OBJECTIVE:
Every line from the start of the records through the line with "(b3) at (247,0.5);" is to be written out exactly; pictures are not.

= = = = = = =

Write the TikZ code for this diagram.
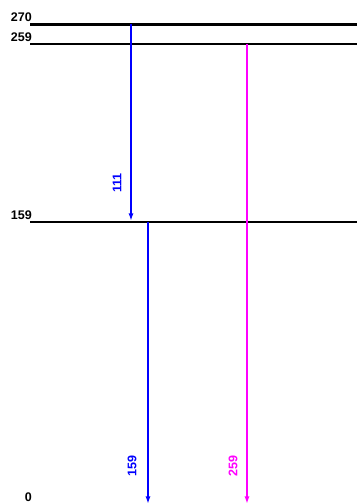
\documentclass[tikz,border=0pt]{standalone}
\usepackage{fontspec}
\setmainfont{Liberation Sans}
\usetikzlibrary{arrows.meta}

\definecolor{lineblue}{RGB}{0,0,255}
\definecolor{linemag}{RGB}{255,0,255}

\tikzset{
  lab/.style={font=\fontsize{12.5}{12.5}\selectfont\bfseries, inner sep=0pt},
  trans/.style={->, line width=1.2pt},
}

\begin{document}
\begin{tikzpicture}[>={Latex[length=7pt,width=5pt]}, x=1pt, y=1pt]
  \useasboundingbox (0,0) rectangle (357,504);

  % Parameters
  \def\xL{30}     % left end of the levels
  \def\xR{357}    % right end of the levels
  \def\k{1.78}    % height per keV
  \def\yo{-1}     % height of the 0 level

  % ---- Levels ----
  \foreach \E/\w in {270/2.6pt, 259/1.2pt, 159/1.2pt}{
    \coordinate (L\E) at (\xL,{\k*\E+\yo});
    \coordinate (R\E) at (\xR,{\k*\E+\yo});
    \draw[line width=\w] (L\E) -- (R\E);
    \node[lab, anchor=base east] (n\E) at ([xshift=2pt,yshift=2.5pt]L\E) {\E};
  }
  \coordinate (L0) at (\xL,2);
  \node[lab, anchor=base east] (n0) at ([xshift=2pt]L0) {0};

  % ---- Transitions ----
  \coordinate (a1) at (131,{\k*270+\yo});
  \coordinate (b1) at (131,{\k*159+\yo});
  \coordinate (a2) at (148,{\k*159+\yo});
  \coordinate (b2) at (148,0.5);
  \coordinate (a3) at (247,{\k*259+\yo});
  \coordinate (b3) at (247,0.5);

  \draw[trans, draw=lineblue, fill=lineblue, shorten >=1.5pt] (a1) -- (b1);
  \draw[trans, draw=lineblue, fill=lineblue] (a2) -- (b2);
  \draw[trans, draw=linemag, fill=linemag] (a3) -- (b3);

  % Energy labels
  \node[lab, text=lineblue, rotate=90] (t111) at (117,321) {111};
  \node[lab, text=lineblue, rotate=90] (t159) at (132,38) {159};
  \node[lab, text=linemag, rotate=90] (t259) at (233,38) {259};

\end{tikzpicture}
\end{document}
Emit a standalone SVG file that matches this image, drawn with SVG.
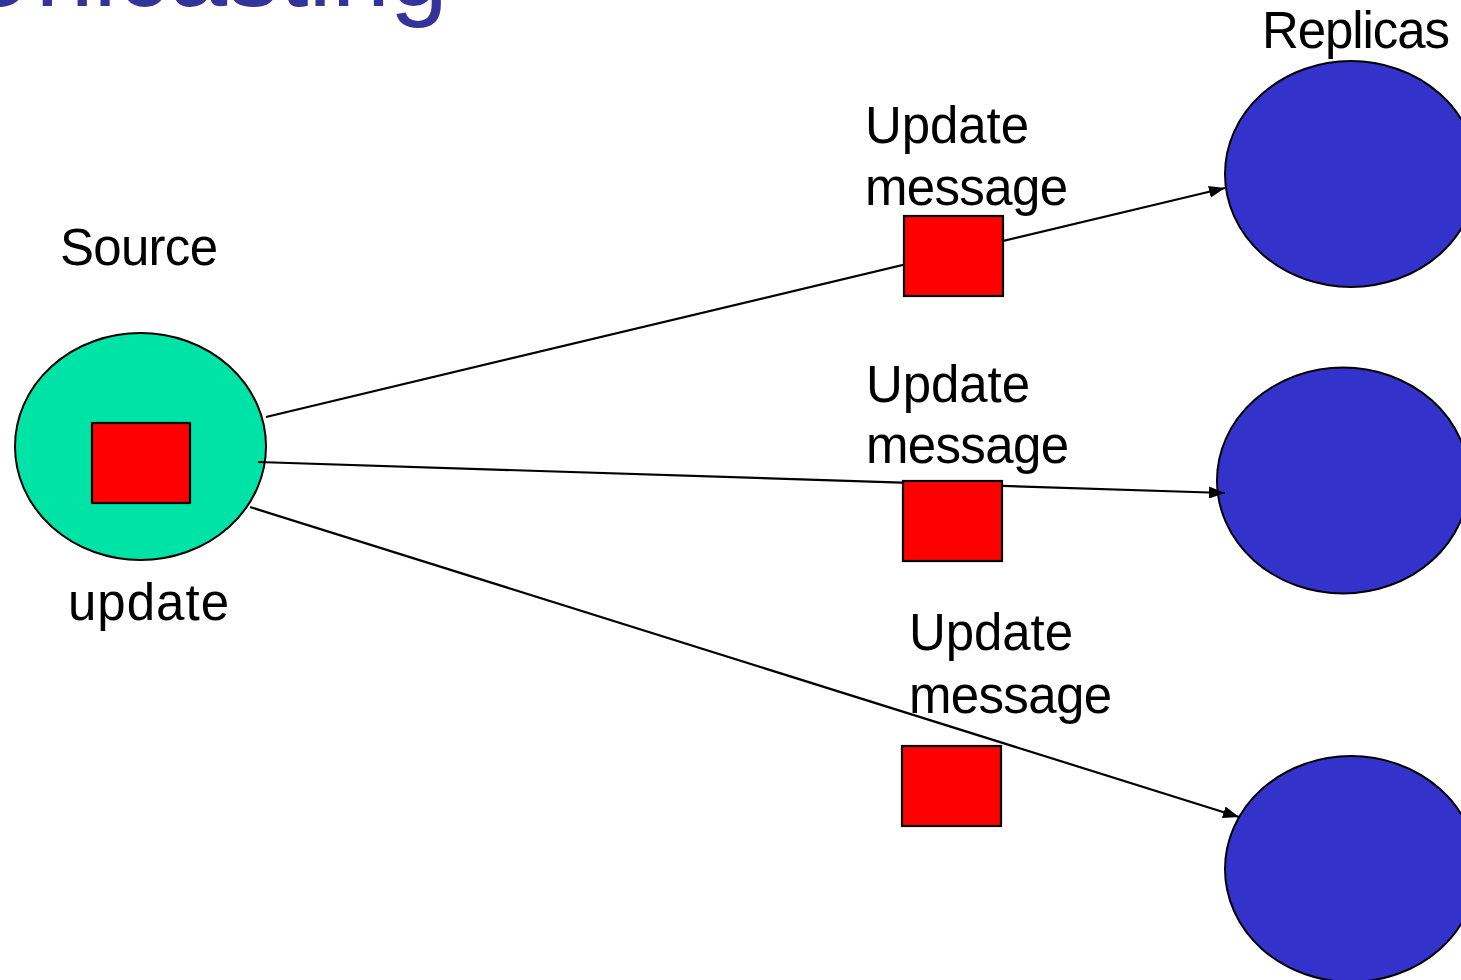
<svg xmlns="http://www.w3.org/2000/svg" width="1461" height="980" viewBox="0 0 1461 980">
  <style>
    .label { font-family: "Liberation Sans", Arial, sans-serif; font-size: 51px; fill: #000000; }
    .title { font-family: "Liberation Sans", Arial, sans-serif; font-size: 106px; fill: #333399; }
    .source { fill: #00E3A6; stroke: #000000; stroke-width: 2; }
    .replica { fill: #3333CC; stroke: #000000; stroke-width: 2; }
    .msg { fill: #FF0000; stroke: #000000; stroke-width: 2.2; }
    .link { fill: none; stroke: #000000; stroke-width: 2.2; marker-end: url(#arrow); }
  </style>
  <defs>
    <marker id="arrow" markerUnits="userSpaceOnUse" markerWidth="17" markerHeight="12" refX="16" refY="6" orient="auto">
      <path d="M0,0 L16,6 L0,12 Z" fill="#000000"/>
    </marker>
  </defs>

  <rect width="1461" height="980" fill="#FFFFFF"/>

  <!-- slide title, running off the top edge -->
  <text class="title" x="-40" y="6" textLength="488" lengthAdjust="spacingAndGlyphs">Unicasting</text>

  <!-- sender -->
  <g id="source">
    <ellipse class="source" cx="140.5" cy="446.5" rx="125.5" ry="113.5"/>
    <text class="label" x="60" y="265" textLength="158">Source</text>
    <text class="label" x="68" y="620" textLength="161">update</text>
  </g>

  <!-- receivers -->
  <g id="replica-1">
    <ellipse class="replica" cx="1351" cy="174" rx="126" ry="113"/>
    <text class="label" x="1262" y="48" textLength="188">Replicas</text>
  </g>
  <g id="replica-2">
    <ellipse class="replica" cx="1343" cy="480.5" rx="126" ry="113"/>
  </g>
  <g id="replica-3">
    <ellipse class="replica" cx="1351" cy="869" rx="126" ry="113"/>
  </g>

  <!-- one unicast link per replica -->
  <g id="connectors">
    <line class="link" x1="266" y1="417" x2="1225" y2="188"/>
    <line class="link" x1="258" y1="462" x2="1225" y2="493"/>
    <line class="link" x1="250" y1="507" x2="1239" y2="817"/>
  </g>

  <!-- payload carried by the source -->
  <g id="source-update">
    <rect class="msg" x="92" y="423" width="98" height="80"/>
  </g>

  <!-- messages in transit -->
  <g id="message-1">
    <rect class="msg" x="904" y="216" width="99" height="80"/>
    <text class="label" x="865" y="143" textLength="164">Update</text>
    <text class="label" x="865" y="205" textLength="203">message</text>
  </g>
  <g id="message-2">
    <rect class="msg" x="903" y="481" width="99" height="80"/>
    <text class="label" x="866" y="402" textLength="164">Update</text>
    <text class="label" x="866" y="463" textLength="203">message</text>
  </g>
  <g id="message-3">
    <rect class="msg" x="902" y="746" width="99" height="80"/>
    <text class="label" x="909" y="650" textLength="164">Update</text>
    <text class="label" x="909" y="713" textLength="203">message</text>
  </g>
</svg>
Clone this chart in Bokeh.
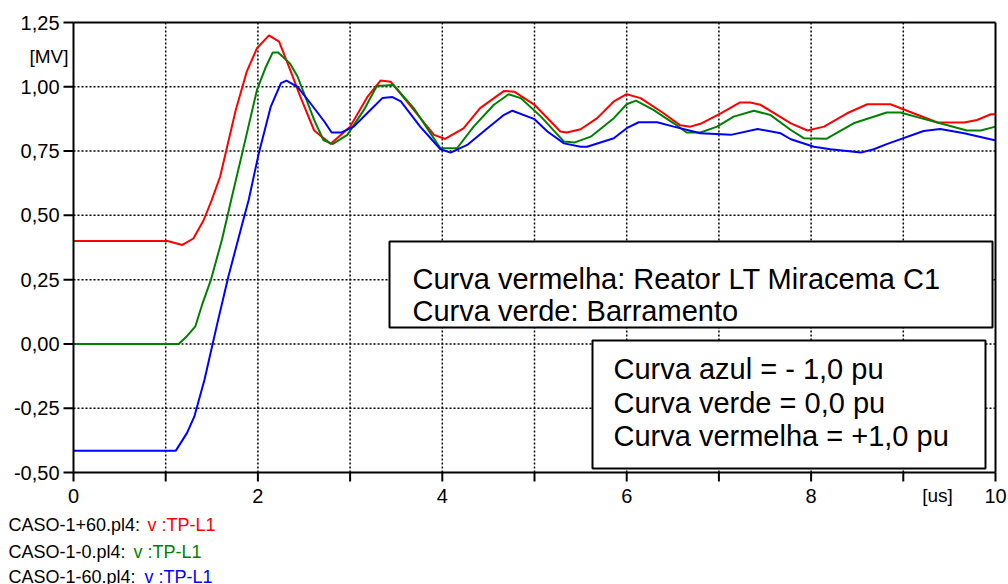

= = = = = = =

EXERCISE RESULT:
Write the TikZ code for this diagram.
\documentclass[tikz,border=0pt]{standalone}
\usepackage{fontspec}
\setmainfont{Liberation Sans}
\usetikzlibrary{arrows.meta}

\definecolor{lineblue}{RGB}{0,0,255}
\definecolor{linemag}{RGB}{255,0,255}

\tikzset{
  lab/.style={font=\fontsize{12.5}{12.5}\selectfont\bfseries, inner sep=0pt},
  trans/.style={->, line width=1.2pt},
}

\begin{document}
\begin{tikzpicture}[>={Latex[length=7pt,width=5pt]}, x=1pt, y=1pt]
  \useasboundingbox (0,0) rectangle (357,504);

  % Parameters
  \def\xL{30}     % left end of the levels
  \def\xR{357}    % right end of the levels
  \def\k{1.78}    % height per keV
  \def\yo{-1}     % height of the 0 level

  % ---- Levels ----
  \foreach \E/\w in {270/2.6pt, 259/1.2pt, 159/1.2pt}{
    \coordinate (L\E) at (\xL,{\k*\E+\yo});
    \coordinate (R\E) at (\xR,{\k*\E+\yo});
    \draw[line width=\w] (L\E) -- (R\E);
    \node[lab, anchor=base east] (n\E) at ([xshift=2pt,yshift=2.5pt]L\E) {\E};
  }
  \coordinate (L0) at (\xL,2);
  \node[lab, anchor=base east] (n0) at ([xshift=2pt]L0) {0};

  % ---- Transitions ----
  \coordinate (a1) at (131,{\k*270+\yo});
  \coordinate (b1) at (131,{\k*159+\yo});
  \coordinate (a2) at (148,{\k*159+\yo});
  \coordinate (b2) at (148,0.5);
  \coordinate (a3) at (247,{\k*259+\yo});
  \coordinate (b3) at (247,0.5);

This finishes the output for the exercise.